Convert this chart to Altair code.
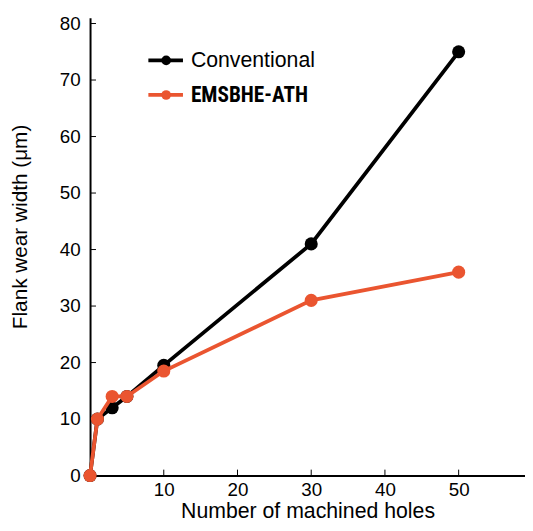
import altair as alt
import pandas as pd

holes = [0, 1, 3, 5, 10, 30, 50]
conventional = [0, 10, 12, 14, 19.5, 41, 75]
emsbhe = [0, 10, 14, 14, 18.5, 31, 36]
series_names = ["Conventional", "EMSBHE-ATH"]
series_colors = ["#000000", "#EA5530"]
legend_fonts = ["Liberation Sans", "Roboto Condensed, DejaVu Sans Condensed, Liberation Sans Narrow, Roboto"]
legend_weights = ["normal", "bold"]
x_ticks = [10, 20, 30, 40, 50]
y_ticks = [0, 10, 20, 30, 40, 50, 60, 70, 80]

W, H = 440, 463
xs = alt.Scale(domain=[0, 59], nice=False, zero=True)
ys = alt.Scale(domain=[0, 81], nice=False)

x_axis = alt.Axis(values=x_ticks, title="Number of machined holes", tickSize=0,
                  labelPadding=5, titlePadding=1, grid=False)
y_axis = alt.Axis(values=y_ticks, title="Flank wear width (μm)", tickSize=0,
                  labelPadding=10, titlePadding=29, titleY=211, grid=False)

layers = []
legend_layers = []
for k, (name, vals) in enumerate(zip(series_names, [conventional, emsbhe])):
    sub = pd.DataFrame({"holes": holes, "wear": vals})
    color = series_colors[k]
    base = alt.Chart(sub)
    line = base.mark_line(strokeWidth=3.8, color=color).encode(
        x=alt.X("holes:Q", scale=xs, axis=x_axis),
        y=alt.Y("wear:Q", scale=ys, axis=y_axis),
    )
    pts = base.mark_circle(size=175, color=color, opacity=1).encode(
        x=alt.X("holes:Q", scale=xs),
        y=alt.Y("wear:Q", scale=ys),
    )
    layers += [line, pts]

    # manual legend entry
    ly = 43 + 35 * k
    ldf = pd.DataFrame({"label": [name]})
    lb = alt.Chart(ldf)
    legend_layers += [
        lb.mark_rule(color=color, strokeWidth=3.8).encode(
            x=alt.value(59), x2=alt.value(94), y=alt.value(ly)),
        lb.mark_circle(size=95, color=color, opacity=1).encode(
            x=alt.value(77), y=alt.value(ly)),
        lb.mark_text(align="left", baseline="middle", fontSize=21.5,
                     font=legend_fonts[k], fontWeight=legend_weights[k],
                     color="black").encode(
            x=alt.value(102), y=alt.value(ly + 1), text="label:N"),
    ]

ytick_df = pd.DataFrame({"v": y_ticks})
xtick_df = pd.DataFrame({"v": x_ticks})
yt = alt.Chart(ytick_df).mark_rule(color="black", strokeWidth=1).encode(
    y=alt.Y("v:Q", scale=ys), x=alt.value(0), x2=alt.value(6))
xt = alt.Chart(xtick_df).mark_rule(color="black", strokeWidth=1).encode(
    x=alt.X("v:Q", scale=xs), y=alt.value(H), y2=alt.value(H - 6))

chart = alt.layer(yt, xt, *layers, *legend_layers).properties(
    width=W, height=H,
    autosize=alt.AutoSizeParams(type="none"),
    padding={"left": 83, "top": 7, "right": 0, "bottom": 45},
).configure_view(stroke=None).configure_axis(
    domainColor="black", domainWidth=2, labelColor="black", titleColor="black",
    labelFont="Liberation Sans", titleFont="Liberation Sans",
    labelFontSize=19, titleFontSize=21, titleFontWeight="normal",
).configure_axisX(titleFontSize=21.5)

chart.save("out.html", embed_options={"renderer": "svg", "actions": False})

+--

> **GIVEN REQUEST**
From the opening line of the listing above through the line bearing "labelPadding=10, titlePadding=29, titleY=211, grid=False)", repeat each line exactly. Drop every picture.

> **OUTPUT OF THE EXERCISE**
Convert this chart to Altair code.
import altair as alt
import pandas as pd

holes = [0, 1, 3, 5, 10, 30, 50]
conventional = [0, 10, 12, 14, 19.5, 41, 75]
emsbhe = [0, 10, 14, 14, 18.5, 31, 36]
series_names = ["Conventional", "EMSBHE-ATH"]
series_colors = ["#000000", "#EA5530"]
legend_fonts = ["Liberation Sans", "Roboto Condensed, DejaVu Sans Condensed, Liberation Sans Narrow, Roboto"]
legend_weights = ["normal", "bold"]
x_ticks = [10, 20, 30, 40, 50]
y_ticks = [0, 10, 20, 30, 40, 50, 60, 70, 80]

W, H = 440, 463
xs = alt.Scale(domain=[0, 59], nice=False, zero=True)
ys = alt.Scale(domain=[0, 81], nice=False)

x_axis = alt.Axis(values=x_ticks, title="Number of machined holes", tickSize=0,
                  labelPadding=5, titlePadding=1, grid=False)
y_axis = alt.Axis(values=y_ticks, title="Flank wear width (μm)", tickSize=0,
                  labelPadding=10, titlePadding=29, titleY=211, grid=False)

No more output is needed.